26 gennaio 2012 Lascia un commento
Non so che farci e non mi sento certo in difetto per questo eppure mi dispiace perche’ so di lasciare per strada del gran cinema.
Certo, non sono neppure completamente a digiuno e se devo dirmi affezionato a qualcosa, mi rivolgo al western italiano, con Leone in testa.
Non e’ per campanilismo s’intende, anzi fosse per questo sarei doppiamente severo ma mi piace il nostro approccio all’argomento, il riprodurre non un genere ma la sua epica, il western masticato e poi sputato per come la magia del cinema e non i libri di storia, lo hanno raccontato.
Il western italiano nasce nelle sale buie del cinema, trae linfa vitale dall’arrogante ragazzino in noi che vorrebbe sparare a destra e a manca, si nutre dell’adrenalina dei duelli e schiva le pallottole sparate da diligenze in corsa ecco quindi il suo successo nel mondo Stati Uniti inclusi, che un western cosi’ non potevano farlo e tantomeno concepirlo perche’ loro lo hanno vissuto, noi solo immaginato.
Del resto quando un impassibile Clint Eastwood ordina al becchino "prepara tre casse" con la stessa devastante potenza di un "Babe" Ruth che chiama l’home run, il cuore vincente a stelle e strisce e’ gia’ conquistato.

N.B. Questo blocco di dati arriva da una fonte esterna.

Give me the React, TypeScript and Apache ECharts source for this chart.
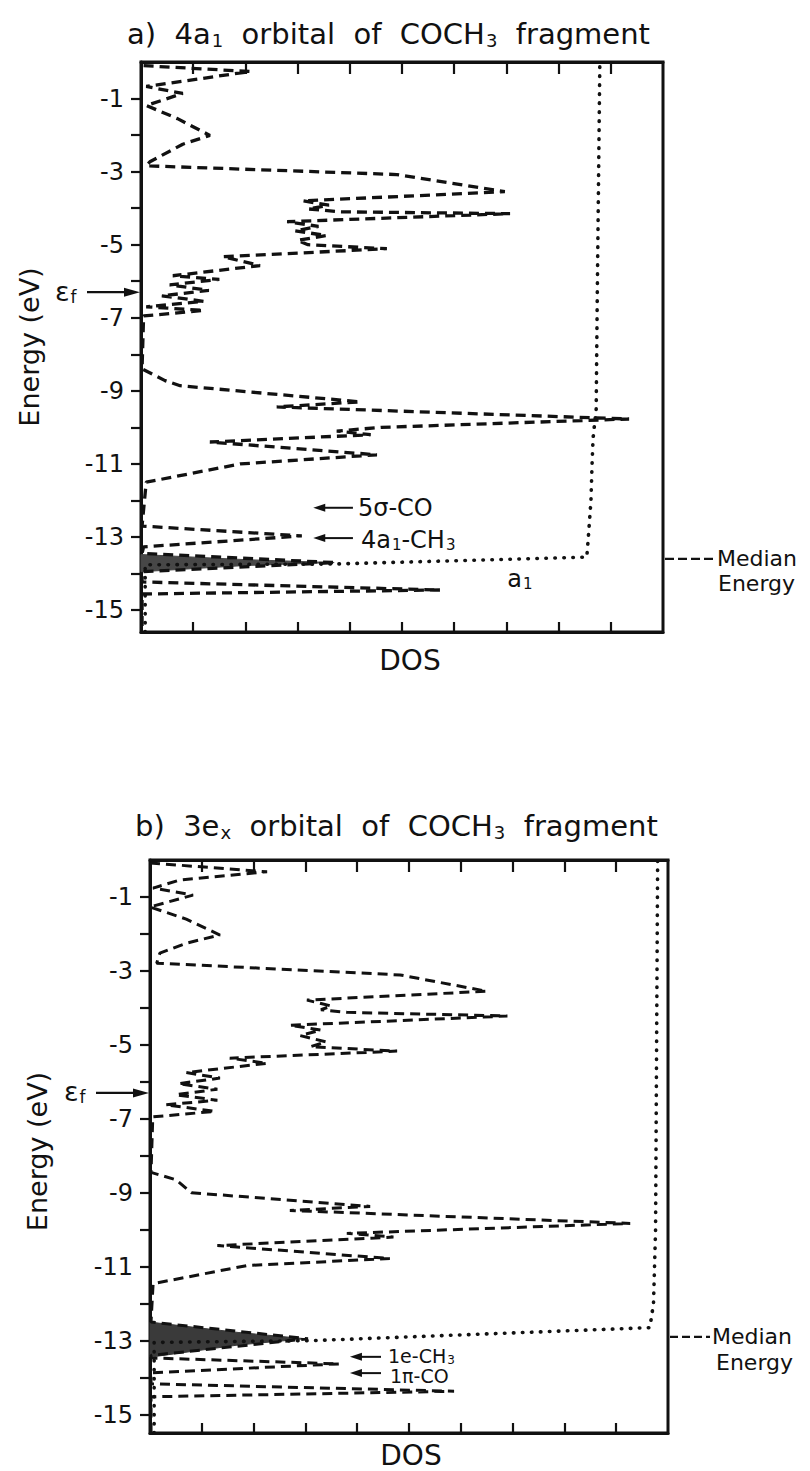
import React, { useEffect, useRef } from "react";
import * as echarts from "echarts";

// ---------- data ----------
const energyTicks = [-1, -2, -3, -4, -5, -6, -7, -8, -9, -10, -11, -12, -13, -14, -15];
const energyLabels = [-1, -3, -5, -7, -9, -11, -13, -15];
const dosTicks = [1, 2, 3, 4, 5, 6, 7, 8, 9];
const fermiEnergy = -6.3;
const aMedianEnergy = -13.6;
const bMedianEnergy = -12.9;

// panel a: 4a1 projected DOS (dashed)
const aDos = [0.05, 2.09, 0.1, 0.8, 0.1, 0.7, 1.32, 0.8, 0.17, 0.1, 4.9, 6.97, 3.1, 3.6, 3.2, 3.8, 7.07, 2.8, 3.4, 2.95, 3.55, 3.0, 3.2, 4.71, 1.57, 2.28, 0.61, 1.5, 0.55, 1.3, 0.4, 1.2, 0.1, 1.2, 0.05, 0.02, 0.46, 0.75, 4.2, 2.6, 9.35, 4.6, 3.75, 4.4, 1.32, 4.52, 1.9, 0.1, 0.02, 3.08, 0.05, 0.02, 3.7, 0.02, 0.02, 5.73, 0.02, 0.02];
const aEnergy = [-0.1, -0.26, -0.67, -0.86, -1.19, -1.55, -2.01, -2.25, -2.73, -2.84, -3.08, -3.55, -3.8, -3.92, -4.02, -4.1, -4.15, -4.37, -4.5, -4.62, -4.75, -4.88, -5.0, -5.11, -5.33, -5.57, -5.85, -5.95, -6.1, -6.25, -6.4, -6.55, -6.7, -6.8, -6.95, -8.4, -8.72, -8.86, -9.3, -9.44, -9.77, -10.0, -10.1, -10.2, -10.4, -10.75, -11.0, -11.5, -12.7, -12.97, -13.27, -13.45, -13.7, -13.95, -14.23, -14.45, -14.56, -15.6];
// panel a: integrated DOS (dotted)
const aIntDos = [0.08, 0.08, 3.7, 8.54, 8.57, 8.62, 8.64, 8.66, 8.72, 8.74, 8.79];
const aIntEnergy = [-15.6, -13.76, -13.74, -13.55, -13.0, -12.0, -11.05, -10.3, -9.5, -6.5, 0];
// panel a: dense (shaded) peak
const aWedgeDos = [0, 2.0, 3.7, 2.0, 0];
const aWedgeEnergy = [-13.48, -13.62, -13.7, -13.78, -13.95];

// panel b: 3ex projected DOS (dashed)
const bDos = [0.0, 2.26, 0.58, 0.06, 0.83, 0.0, 0.7, 1.35, 0.7, 0.19, 0.13, 4.83, 6.5, 3.03, 3.5, 3.3, 3.8, 6.9, 2.7, 3.3, 2.9, 3.4, 3.1, 4.77, 1.54, 2.26, 0.7, 1.35, 0.55, 1.3, 0.5, 1.3, 0.3, 1.25, 0.05, 0.05, 0.02, 0.5, 0.8, 4.25, 2.7, 9.27, 3.8, 4.7, 1.3, 4.63, 1.87, 0.06, 0.02, 3.05, 0.02, 0.02, 3.65, 0.02, 0.02, 5.87, 0.02, 0.02];
const bEnergy = [-0.08, -0.32, -0.54, -0.76, -0.95, -1.27, -1.6, -2.03, -2.25, -2.52, -2.79, -3.11, -3.55, -3.79, -3.95, -4.05, -4.12, -4.22, -4.47, -4.6, -4.75, -4.92, -5.05, -5.17, -5.36, -5.5, -5.75, -5.9, -6.05, -6.2, -6.35, -6.5, -6.62, -6.8, -6.95, -7.12, -8.45, -8.65, -9.0, -9.37, -9.48, -9.83, -10.1, -10.2, -10.43, -10.78, -10.97, -11.46, -12.5, -12.95, -13.4, -13.47, -13.63, -13.87, -14.17, -14.37, -14.52, -15.5];
const bIntDos = [0.08, 0.08, 3.15, 9.65, 9.72, 9.76, 9.8];
const bIntEnergy = [-15.5, -13.05, -13.0, -12.65, -12.0, -10.0, 0];
const bWedgeDos = [0, 1.7, 3.0, 1.7, 0];
const bWedgeEnergy = [-12.5, -12.78, -12.95, -13.12, -13.45];

// texts ({s|...} marks a subscript)
const aTitle = "a)  4a{s|1}  orbital  of  COCH{s|3}  fragment";
const bTitle = "b)  3e{s|x}  orbital  of  COCH{s|3}  fragment";

// ---------- style ----------
const INK = "#111111";
const LABEL_FONT = "'DejaVu Sans', 'Noto Sans', sans-serif";
const TITLE_FONT = "'DejaVu Sans', 'Noto Sans', sans-serif";

const gridA = { left: 141, top: 62, width: 522, height: 570 };
const gridB = { left: 150, top: 860, width: 518, height: 573 };

const zip = (xs: number[], ys: number[]) => xs.map((x, i) => [x, ys[i]]);

function xAxes(gridIndex: number) {
  const base = {
    type: "value" as const,
    gridIndex,
    min: 0,
    max: 10,
    axisLabel: { show: false },
    splitLine: { show: false },
    axisLine: { show: true, onZero: false, lineStyle: { color: INK, width: 3 } },
  };
  return [
    { ...base, position: "bottom", axisTick: { show: true, inside: true, length: 10, customValues: dosTicks, lineStyle: { color: INK, width: 2.2 } } },
    { ...base, position: "top", axisTick: { show: true, inside: true, length: 12, customValues: dosTicks, lineStyle: { color: INK, width: 2.2 } } },
  ];
}

function yAxis(gridIndex: number, min: number) {
  return {
    type: "value" as const,
    gridIndex,
    min,
    max: 0,
    splitLine: { show: false },
    axisLine: { show: true, onZero: false, lineStyle: { color: INK, width: 3 } },
    axisTick: { show: true, inside: false, length: 10, customValues: energyTicks, lineStyle: { color: INK, width: 2.2 } },
    axisLabel: { show: true, customValues: energyLabels, margin: 17, fontSize: 24, color: INK, fontFamily: LABEL_FONT },
  };
}

function wedgeSeries(xi: number, yi: number, dos: number[], en: number[], fill: string) {
  return {
    type: "custom",
    xAxisIndex: xi,
    yAxisIndex: yi,
    z: 1,
    data: [[dos[2], en[2]]],
    renderItem: (_p: any, api: any) => {
      const pts = dos.map((d, i) => api.coord([d, en[i]]));
      return { type: "polygon", shape: { points: pts }, style: { fill, stroke: fill, lineWidth: 1 } };
    },
  };
}

const dashed = { color: INK, width: 3.3, type: [10, 6] as number[] };
const dotted = { color: INK, width: 3.6, type: [0.5, 8.5] as number[], cap: "round" };

const option: any = {
  animation: false,
  backgroundColor: "#ffffff",
  grid: [
    { ...gridA, show: true, borderColor: INK, borderWidth: 3, backgroundColor: "transparent" },
    { ...gridB, show: true, borderColor: INK, borderWidth: 3, backgroundColor: "transparent" },
  ],
  xAxis: [...xAxes(0), ...xAxes(1)],
  yAxis: [yAxis(0, -15.6), yAxis(1, -15.5)],
  series: [
    { type: "line", xAxisIndex: 0, yAxisIndex: 0, data: zip(aDos, aEnergy), showSymbol: false, symbol: "none", lineStyle: dashed, z: 3 },
    { type: "line", xAxisIndex: 0, yAxisIndex: 0, data: zip(aIntDos, aIntEnergy), showSymbol: false, symbol: "none", lineStyle: dotted, z: 2 },
    wedgeSeries(0, 0, aWedgeDos, aWedgeEnergy, "#474747"),
    { type: "line", xAxisIndex: 2, yAxisIndex: 1, data: zip(bDos, bEnergy), showSymbol: false, symbol: "none", lineStyle: { ...dashed, width: 3 }, z: 3 },
    { type: "line", xAxisIndex: 2, yAxisIndex: 1, data: zip(bIntDos, bIntEnergy), showSymbol: false, symbol: "none", lineStyle: dotted, z: 2 },
    wedgeSeries(2, 1, bWedgeDos, bWedgeEnergy, "#3a3a3a"),
  ],
};

function leftArrow(x1: number, x2: number, y: number) {
  return [
    { type: "line", shape: { x1: x1 + 8, y1: y, x2, y2: y }, style: { stroke: INK, lineWidth: 2 } },
    { type: "polygon", shape: { points: [[x1, y], [x1 + 12, y - 4], [x1 + 12, y + 4]] }, style: { fill: INK } },
  ];
}

// rich text with subscripts
function richTxt(x: number, y: number, text: string, size: number, align = "left", rotation = 0) {
  const sub = Math.round(size * 0.62);
  return {
    type: "text",
    x,
    y,
    rotation,
    style: {
      text,
      fontSize: size,
      fontFamily: TITLE_FONT,
      fill: INK,
      align,
      verticalAlign: "middle",
      rich: {
        s: { fontSize: sub, fontFamily: TITLE_FONT, fill: INK, verticalAlign: "bottom", lineHeight: Math.round(size * 1.05), padding: [Math.round(size * 0.45), 0, 0, 1] },
      },
    },
  };
}

function fermiMarker(axisX: number, y: number) {
  return [
    { type: "line", shape: { x1: axisX - 54, y1: y, x2: axisX - 10, y2: y }, style: { stroke: INK, lineWidth: 2.2 } },
    { type: "polygon", shape: { points: [[axisX - 1, y], [axisX - 17, y - 4.5], [axisX - 17, y + 4.5]] }, style: { fill: INK } },
    richTxt(axisX - 86, y - 1, "ε{s|f}", 27),
  ];
}

export default function App() {
  const ref = useRef<HTMLDivElement>(null);
  useEffect(() => {
    const el = ref.current;
    if (!el) return;
    const chart = echarts.init(el, null, { renderer: "svg" });
    chart.setOption(option);

    const pa = (x: number, y: number) => chart.convertToPixel({ seriesIndex: 0 }, [x, y]) as number[];
    const pb = (x: number, y: number) => chart.convertToPixel({ seriesIndex: 3 }, [x, y]) as number[];

    const [aL, aT] = pa(0, 0);
    const [aR, aB] = pa(10, -15.6);
    const [bL, bT] = pb(0, 0);
    const [bR, bB] = pb(10, -15.5);

    const txt = (x: number, y: number, text: string, size: number, align = "left", rotation = 0) => ({
      type: "text",
      x,
      y,
      rotation,
      style: { text, fontSize: size, fontFamily: LABEL_FONT, fill: INK, align, verticalAlign: "middle" },
    });

    const g: any[] = [];
    // titles
    g.push(richTxt(aL - 14, aT - 28, aTitle, 29));
    g.push(richTxt(bL - 15, bT - 34, bTitle, 29));
    // axis names
    g.push(txt(aL - 112, (aT + aB) / 2, "Energy (eV)", 27, "center", Math.PI / 2));
    g.push(txt(bL - 113, (bT + bB) / 2 + 5, "Energy (eV)", 27, "center", Math.PI / 2));
    g.push(txt((aL + aR) / 2 + 8, aB + 28, "DOS", 28, "center"));
    g.push(txt((bL + bR) / 2 + 2, bB + 22, "DOS", 28, "center"));
    // fermi level markers
    g.push(...fermiMarker(aL, pa(0, fermiEnergy)[1]));
    g.push(...fermiMarker(bL, pb(0, fermiEnergy)[1]));
    // median energy
    const ya = pa(0, aMedianEnergy)[1];
    g.push({ type: "line", shape: { x1: aR + 2, y1: ya, x2: aR + 52, y2: ya }, style: { stroke: INK, lineWidth: 2.2, lineDash: [9, 4] } });
    g.push(txt(aR + 54, ya, "Median", 22));
    g.push(txt(aR + 55, ya + 25, "Energy", 22));
    const yb = pb(0, bMedianEnergy)[1];
    g.push({ type: "line", shape: { x1: bR + 2, y1: yb, x2: bR + 42, y2: yb }, style: { stroke: INK, lineWidth: 2.2, lineDash: [8, 4] } });
    g.push(txt(bR + 44, yb, "Median", 22));
    g.push(txt(bR + 48, yb + 26, "Energy", 22));
    // panel a annotations
    const a5 = pa(3.3, -12.2), a5e = pa(4.06, -12.2);
    g.push(...leftArrow(a5[0], a5e[0], a5[1]));
    g.push(txt(a5e[0] + 5, a5[1], "5σ-CO", 24));
    const a4 = pa(3.3, -13.03), a4e = pa(4.06, -13.03);
    g.push(...leftArrow(a4[0], a4e[0], a4[1]));
    g.push(richTxt(a4e[0] + 8, a4[1] + 2, "4a{s|1}-CH{s|3}", 24));
    const a1 = pa(7.26, -14.15);
    g.push(richTxt(a1[0], a1[1], "a{s|1}", 24, "center"));
    // panel b annotations
    const b1 = pb(3.86, -13.44), b1e = pb(4.46, -13.44);
    g.push(...leftArrow(b1[0], b1e[0], b1[1]));
    g.push(richTxt(b1e[0] + 7, b1[1] - 1, "1e-CH{s|3}", 19));
    const b2 = pb(3.86, -13.88), b2e = pb(4.46, -13.88);
    g.push(...leftArrow(b2[0], b2e[0], b2[1]));
    g.push(txt(b2e[0] + 9, b2[1] + 3, "1π-CO", 19));

    chart.setOption({ graphic: g });
    return () => chart.dispose();
  }, []);
  return <div ref={ref} style={{ position: "absolute", left: 0, top: 0, width: 810, height: 1471, background: "#fff" }} />;
}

Leone pero’ fu il piu’ grande perche’ in egual misura fu bravo e fortunato.
Bravo a ridefinire un genere e a farlo in un momento di stanca e declino, bravo a mettere in pratica il mestiere acquisito con esperienza direi genealogica, bravo nel sapersi circondare di collaboratori straordinari e pensiamo a Tessari, Barboni, Corbucci tra gli altri.
Fortunato perche’ una serie di eventi fortuiti condussero alla realizzazione prima e al successo del film poi, fortunato perche’ incappo’ in calibri da 90 come Eastwood, Volonte’ e e Morricone con giri strani dettati piu’ per motivi economici che artistici eppure funzionarono perfettamente, fortunato perche i giusti conoscenti’ capitarono al cinema giusto nella giusta proiezione che gli consigliarono di andare a vedere e il resto e’ storia.
Ebbene quel film si trattava de "La sfida del samurai", come gia’ scritto, talmente ben strutturato e confezionato da diventare in un lampo "Per un pugno di dollari".
Si perche’ le similitudini sono per forza di cose enormi e smentiscono gli sforzi di Leone di minimizzare l’impatto di Kurosawa sul suo lavoro, sforzo vano se si confrontano le due opere nel ritmo e nell’aria che si respira attorno, non nei particolari ovviamente.
Per il resto non manca nulla, la storia e’ gia’ storia e nella forza della sua origine, un nuovo merito tutto da scoprire.